Problem to solve: Your task is to retype the lines from the opening of the material through the line that includes "var movementTicks = [0, 5, 10, 15, 20, 25];". Do not copy the pictures.
___ Data block ___
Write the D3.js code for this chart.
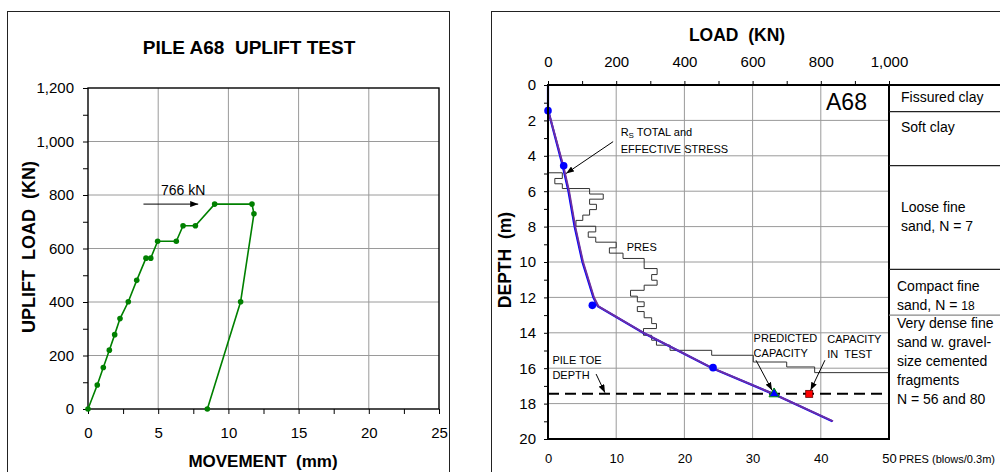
<!DOCTYPE html>
<html lang="en">
<head>
<title>Pile A68 uplift test</title>
<script src="https://d3js.org/d3.v7.min.js"></script>
<style>
    body { margin: 0; background: #fff; }
    svg text { font-family: "Liberation Sans", Arial, sans-serif; fill: #000; }
    .pre { white-space: pre; }
</style>
</head>
<body>
<svg id="chart" width="1000" height="472"></svg>
<script type="text/javascript">

// ---- left chart: uplift load vs movement ----
var movement   = [0, 0.66, 1.09, 1.52, 1.90, 2.28, 2.87, 3.47, 4.13, 4.47, 4.96, 6.29, 6.77, 7.65, 9.02, 11.68, 11.82, 10.87, 8.50];
var upliftLoad = [0, 90, 155, 220, 278, 338, 401, 481, 564, 564, 627, 627, 685, 685, 766, 766, 730, 401, 0];
var loadTicks = [0, 200, 400, 600, 800, 1000, 1200];
var movementTicks = [0, 5, 10, 15, 20, 25];

// ---- right chart: load / PRES vs depth ----
var curveDepth  = [0, 1.4, 4.56, 6, 8, 10, 12, 12.5, 14, 16, 17.45, 19];
var rsTotal     = [0, 0, 43, 60, 78, 101, 133, 146, 279, 482, 660, 834];
var rsEffective = [0, 0, 45, 62, 80, 103, 135, 148, 280, 483, 661, 836];
var pointDepth = [1.45, 4.56, 12.45, 15.97];
var pointLoad  = [0, 46, 130, 484];
var presDepth = [4.96, 4.96, 5.28, 5.58, 5.85, 6.16, 6.45, 6.74, 7.04, 7.35, 7.65, 7.98, 8.30, 8.60, 8.88, 9.20, 9.50, 9.80,
                 10.37, 10.71, 11.03, 11.31, 11.60, 11.93, 12.25, 12.52, 12.80, 13.15, 13.48, 13.76, 14.14, 14.42, 14.70,
                 14.99, 15.27, 15.65, 15.93, 16.25];
var presValue = [0, 2.1, 1.0, 2.1, 6.1, 8.1, 6.1, 7.1, 6.1, 5.1, 4.1, 7.0, 5.9, 7.0, 10.0, 9.0, 11.0, 14.1,
                 16.0, 15.2, 16.0, 14.1, 12.1, 13.1, 14.1, 13.1, 14.1, 15.2, 15.9, 14.0, 15.2, 15.9, 17.9,
                 24.0, 30.1, 35.0, 39.1, 50];
var depthTicks = [0, 2, 4, 6, 8, 10, 12, 14, 16, 18, 20];
var topLoadTicks = [0, 200, 400, 600, 800, 1000];
var presTicks = [0, 10, 20, 30, 40, 50];
var predictedCapacity = 663;
var testCapacity = 766;
var toeDepth = 17.45;
var soilBounds = [0, 1.5, 4.56, 10.42, 13.0];
var soilNames = [["Fissured clay"], ["Soft clay"], ["Loose fine", "sand, N = 7"], ["Compact fine", "sand, N = 18"],
                 ["Very dense fine", "sand w. gravel-", "size cemented", "fragments", "N = 56 and 80"]];

var FONT = '"Liberation Sans", Arial, sans-serif';
var svg = d3.select('#chart');

// arrow head
svg.append('defs').append('marker')
    .attr('id', 'arrow')
    .attr('viewBox', '0 0 8 6')
    .attr('refX', 8).attr('refY', 3)
    .attr('markerWidth', 8).attr('markerHeight', 6)
    .attr('markerUnits', 'userSpaceOnUse')
    .attr('orient', 'auto')
    .append('path').attr('d', 'M0,0 L8,3 L0,6 Z').attr('fill', '#000');

// outer frames
svg.append('rect').attr('x', 7.5).attr('y', 11.5).attr('width', 442).attr('height', 480)
    .attr('fill', 'none').attr('stroke', '#222');
svg.append('rect').attr('x', 491.5).attr('y', 11.5).attr('width', 540).attr('height', 480)
    .attr('fill', 'none').attr('stroke', '#222');

// ================= LEFT CHART =================
var xL = d3.scaleLinear().domain([0, 25]).range([88, 439]);
var yL = d3.scaleLinear().domain([0, 1200]).range([409, 88]);

var left = svg.append('g');

// gridlines
left.selectAll('.vgrid').data(movementTicks.slice(1, -1)).enter().append('line')
    .attr('x1', function (d) { return xL(d); }).attr('x2', function (d) { return xL(d); })
    .attr('y1', yL(0)).attr('y2', yL(1200))
    .attr('stroke', '#9a9a9a');
left.selectAll('.hgrid').data(loadTicks.slice(1, -1)).enter().append('line')
    .attr('x1', xL(0)).attr('x2', xL(25))
    .attr('y1', function (d) { return yL(d); }).attr('y2', function (d) { return yL(d); })
    .attr('stroke', '#9a9a9a');

// axes
var yAxisL = left.append('g').attr('transform', 'translate(' + xL(0) + ',0)')
    .call(d3.axisLeft(yL).tickValues(d3.range(0, 1201, 100)).tickSize(5).tickPadding(9)
        .tickFormat(function (d) { return loadTicks.indexOf(d) >= 0 ? d3.format(',')(d) : ''; }));
var xAxisL = left.append('g').attr('transform', 'translate(0,' + yL(0) + ')')
    .call(d3.axisBottom(xL).tickValues(d3.range(0, 25.1, 2.5)).tickSize(5).tickPadding(13)
        .tickFormat(function (d) { return movementTicks.indexOf(d) >= 0 ? d : ''; }));
[yAxisL, xAxisL].forEach(function (g) {
    g.attr('font-family', FONT).attr('font-size', 15);
    g.select('.domain').remove();
    g.selectAll('line').attr('stroke', '#000');
});

// plot border
left.append('rect').attr('x', xL(0)).attr('y', yL(1200))
    .attr('width', xL(25) - xL(0)).attr('height', yL(0) - yL(1200))
    .attr('fill', 'none').attr('stroke', '#000').attr('stroke-width', 1.4);

// data line + markers
var pts = movement.map(function (m, i) { return [m, upliftLoad[i]]; });
left.append('path').datum(pts)
    .attr('fill', 'none').attr('stroke', '#008000').attr('stroke-width', 1.6)
    .attr('d', d3.line().x(function (d) { return xL(d[0]); }).y(function (d) { return yL(d[1]); }));
left.selectAll('.pt').data(pts).enter().append('circle')
    .attr('cx', function (d) { return xL(d[0]); }).attr('cy', function (d) { return yL(d[1]); })
    .attr('r', 2.8).attr('fill', '#008000');

// 766 kN annotation
left.append('line')
    .attr('x1', xL(3.95)).attr('x2', xL(7.85)).attr('y1', yL(testCapacity)).attr('y2', yL(testCapacity))
    .attr('stroke', '#000').attr('stroke-width', 1).attr('marker-end', 'url(#arrow)');
left.append('text').attr('x', xL(5.2)).attr('y', yL(testCapacity) - 9)
    .attr('font-size', 14).text(testCapacity + ' kN');

// titles
left.append('text').attr('class', 'pre').attr('x', 249).attr('y', 54)
    .attr('text-anchor', 'middle').attr('font-size', 19).attr('font-weight', 'bold')
    .text('PILE A68  UPLIFT TEST');
left.append('text').attr('class', 'pre').attr('x', 263).attr('y', 467)
    .attr('text-anchor', 'middle').attr('font-size', 17).attr('font-weight', 'bold')
    .text('MOVEMENT  (mm)');
left.append('text').attr('class', 'pre')
    .attr('transform', 'translate(35,' + 247 + ') rotate(-90)')
    .attr('text-anchor', 'middle').attr('font-size', 18).attr('font-weight', 'bold')
    .text('UPLIFT  LOAD  (KN)');

// ================= RIGHT CHART =================
var xLoad = d3.scaleLinear().domain([0, 1000]).range([548, 889]);
var xPres = d3.scaleLinear().domain([0, 50]).range([548, 889]);
var yDepth = d3.scaleLinear().domain([0, 20]).range([85, 439]);

var right = svg.append('g');

// gridlines
right.selectAll('.vgrid').data(topLoadTicks.slice(1, -1)).enter().append('line')
    .attr('x1', function (d) { return xLoad(d); }).attr('x2', function (d) { return xLoad(d); })
    .attr('y1', yDepth(0)).attr('y2', yDepth(20))
    .attr('stroke', '#9a9a9a');
right.selectAll('.hgrid').data(depthTicks.slice(1, -1)).enter().append('line')
    .attr('x1', xLoad(0)).attr('x2', xLoad(1000))
    .attr('y1', function (d) { return yDepth(d); }).attr('y2', function (d) { return yDepth(d); })
    .attr('stroke', '#9a9a9a');

// axes
var topAxis = right.append('g').attr('transform', 'translate(0,' + yDepth(0) + ')')
    .call(d3.axisTop(xLoad).tickValues(d3.range(0, 1001, 100)).tickSize(4).tickPadding(14)
        .tickFormat(function (d) { return topLoadTicks.indexOf(d) >= 0 ? d3.format(',')(d) : ''; }));
var depthAxis = right.append('g').attr('transform', 'translate(' + xLoad(0) + ',0)')
    .call(d3.axisLeft(yDepth).tickValues(d3.range(0, 21, 1)).tickSize(4).tickPadding(8)
        .tickFormat(function (d) { return depthTicks.indexOf(d) >= 0 ? d : ''; }));
var presAxis = right.append('g').attr('transform', 'translate(0,' + yDepth(20) + ')')
    .call(d3.axisBottom(xPres).tickValues(presTicks).tickSize(0).tickPadding(15));
[topAxis, depthAxis, presAxis].forEach(function (g) {
    g.attr('font-family', FONT).attr('font-size', 15);
    g.select('.domain').remove();
    g.selectAll('line').attr('stroke', '#000');
});
presAxis.attr('font-size', 13);
right.append('text').attr('x', xPres(50) + 10).attr('y', yDepth(20) + 24)
    .attr('font-size', 11).text('PRES (blows/0.3m)');

// PRES step profile
var presPts = presDepth.map(function (d, i) { return [presValue[i], d]; });
right.append('path').datum(presPts)
    .attr('fill', 'none').attr('stroke', '#333').attr('stroke-width', 1)
    .attr('d', d3.line().curve(d3.curveStepBefore)
        .x(function (d) { return xPres(d[0]); }).y(function (d) { return yDepth(d[1]); }));

// pile toe depth
right.append('line')
    .attr('x1', xLoad(0)).attr('x2', xLoad(1000)).attr('y1', yDepth(toeDepth)).attr('y2', yDepth(toeDepth))
    .attr('stroke', '#000').attr('stroke-width', 2).attr('stroke-dasharray', '11,6');

// resistance curves
var lineR = d3.line().x(function (d) { return xLoad(d[0]); }).y(function (d) { return yDepth(d[1]); });
right.append('path').datum(rsTotal.map(function (v, i) { return [v, curveDepth[i]]; }))
    .attr('fill', 'none').attr('stroke', '#0000ff').attr('stroke-width', 2.2).attr('d', lineR);
right.append('path').datum(rsEffective.map(function (v, i) { return [v, curveDepth[i]]; }))
    .attr('fill', 'none').attr('stroke', '#7030a0').attr('stroke-width', 1.8).attr('d', lineR);

right.selectAll('.dot').data(pointLoad).enter().append('circle')
    .attr('cx', function (d) { return xLoad(d); })
    .attr('cy', function (d, i) { return yDepth(pointDepth[i]); })
    .attr('r', 3.8).attr('fill', '#0000ff');

// predicted capacity (triangle) and test capacity (square)
right.append('path')
    .attr('transform', 'translate(' + xLoad(predictedCapacity) + ',' + yDepth(toeDepth) + ')')
    .attr('d', d3.symbol().type(d3.symbolTriangle).size(45))
    .attr('fill', '#0000ff').attr('stroke', '#009000').attr('stroke-width', 1);
right.append('rect')
    .attr('x', xLoad(testCapacity) - 3.5).attr('y', yDepth(toeDepth) - 3.5)
    .attr('width', 7).attr('height', 7)
    .attr('fill', '#ff0000').attr('stroke', '#600').attr('stroke-width', 0.8);

// plot border
right.append('rect').attr('x', xLoad(0)).attr('y', yDepth(0))
    .attr('width', xLoad(1000) - xLoad(0)).attr('height', yDepth(20) - yDepth(0))
    .attr('fill', 'none').attr('stroke', '#000').attr('stroke-width', 2);

// soil column
right.append('line').attr('x1', xLoad(1000)).attr('x2', 1000)
    .attr('y1', yDepth(0)).attr('y2', yDepth(0)).attr('stroke', '#000').attr('stroke-width', 2);
right.selectAll('.soil').data(soilBounds.slice(1)).enter().append('line')
    .attr('x1', xLoad(1000)).attr('x2', 1000)
    .attr('y1', function (d) { return yDepth(d); }).attr('y2', function (d) { return yDepth(d); })
    .attr('stroke', function (d, i) { return i === 3 ? '#888' : '#222'; }).attr('stroke-width', 1.2);

// first text baseline in each layer (depth units)
var soilTextDepth = [0.95, 2.63, 7.15, 11.62, 13.75];
soilNames.forEach(function (lines, i) {
    var t = right.append('text')
        .attr('x', i >= 3 ? 897 : 901)
        .attr('y', yDepth(soilTextDepth[i]))
        .attr('font-size', 14);
    lines.forEach(function (s, j) {
        var sp = t.append('tspan').attr('x', i >= 3 ? 897 : 901).attr('dy', j === 0 ? 0 : 19);
        if (s === 'sand, N = 18') {
            sp.text('sand, N = ');
            t.append('tspan').attr('font-size', 12).text('18');
        } else {
            sp.text(s);
        }
    });
});

// labels
right.append('text').attr('x', xLoad(1000) - 63).attr('y', yDepth(1.43))
    .attr('font-size', 23).text('A68');
right.append('text').attr('class', 'pre').attr('x', 737).attr('y', 41)
    .attr('text-anchor', 'middle').attr('font-size', 17.5).attr('font-weight', 'bold')
    .text('LOAD  (KN)');
right.append('text').attr('class', 'pre')
    .attr('transform', 'translate(511,260) rotate(-90)')
    .attr('text-anchor', 'middle').attr('font-size', 17.5).attr('font-weight', 'bold')
    .text('DEPTH  (m)');

// annotations with arrows
function note(lines, load, depth, lineGap) {
    var t = right.append('text').attr('class', 'pre').attr('font-size', 11)
        .attr('x', xLoad(load)).attr('y', yDepth(depth));
    lines.forEach(function (s, j) {
        t.append('tspan').attr('x', xLoad(load)).attr('dy', j === 0 ? 0 : lineGap).text(s);
    });
    return t;
}
function arrow(l1, d1, l2, d2) {
    right.append('line')
        .attr('x1', xLoad(l1)).attr('y1', yDepth(d1))
        .attr('x2', xLoad(l2)).attr('y2', yDepth(d2))
        .attr('stroke', '#000').attr('stroke-width', 1).attr('marker-end', 'url(#arrow)');
}

var rs = right.append('text').attr('font-size', 11).attr('x', xLoad(213)).attr('y', yDepth(2.9));
rs.append('tspan').text('R');
rs.append('tspan').attr('font-size', 8).attr('dy', 2).text('S');
rs.append('tspan').attr('dy', -2).text(' TOTAL and');
right.append('text').attr('font-size', 11).attr('x', xLoad(213)).attr('y', yDepth(3.85)).text('EFFECTIVE STRESS');
arrow(191, 3.2, 53, 5.0);

note(['PRES'], 231, 9.38, 0);
note(['PREDICTED', 'CAPACITY'], 603, 14.52, 15);
arrow(610, 15.55, 657, 17.25);
note(['CAPACITY', 'IN  TEST'], 819, 14.58, 15);
arrow(812, 15.55, 770, 17.25);
note(['PILE TOE', 'DEPTH'], 13, 15.76, 15);
arrow(141, 16.33, 167, 17.38);

</script>
</body>
</html>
___
Exercise response:
Write the D3.js code for this chart.
<!DOCTYPE html>
<html lang="en">
<head>
<title>Pile A68 uplift test</title>
<script src="https://d3js.org/d3.v7.min.js"></script>
<style>
    body { margin: 0; background: #fff; }
    svg text { font-family: "Liberation Sans", Arial, sans-serif; fill: #000; }
    .pre { white-space: pre; }
</style>
</head>
<body>
<svg id="chart" width="1000" height="472"></svg>
<script type="text/javascript">

// ---- left chart: uplift load vs movement ----
var movement   = [0, 0.66, 1.09, 1.52, 1.90, 2.28, 2.87, 3.47, 4.13, 4.47, 4.96, 6.29, 6.77, 7.65, 9.02, 11.68, 11.82, 10.87, 8.50];
var upliftLoad = [0, 90, 155, 220, 278, 338, 401, 481, 564, 564, 627, 627, 685, 685, 766, 766, 730, 401, 0];
var loadTicks = [0, 200, 400, 600, 800, 1000, 1200];
var movementTicks = [0, 5, 10, 15, 20, 25];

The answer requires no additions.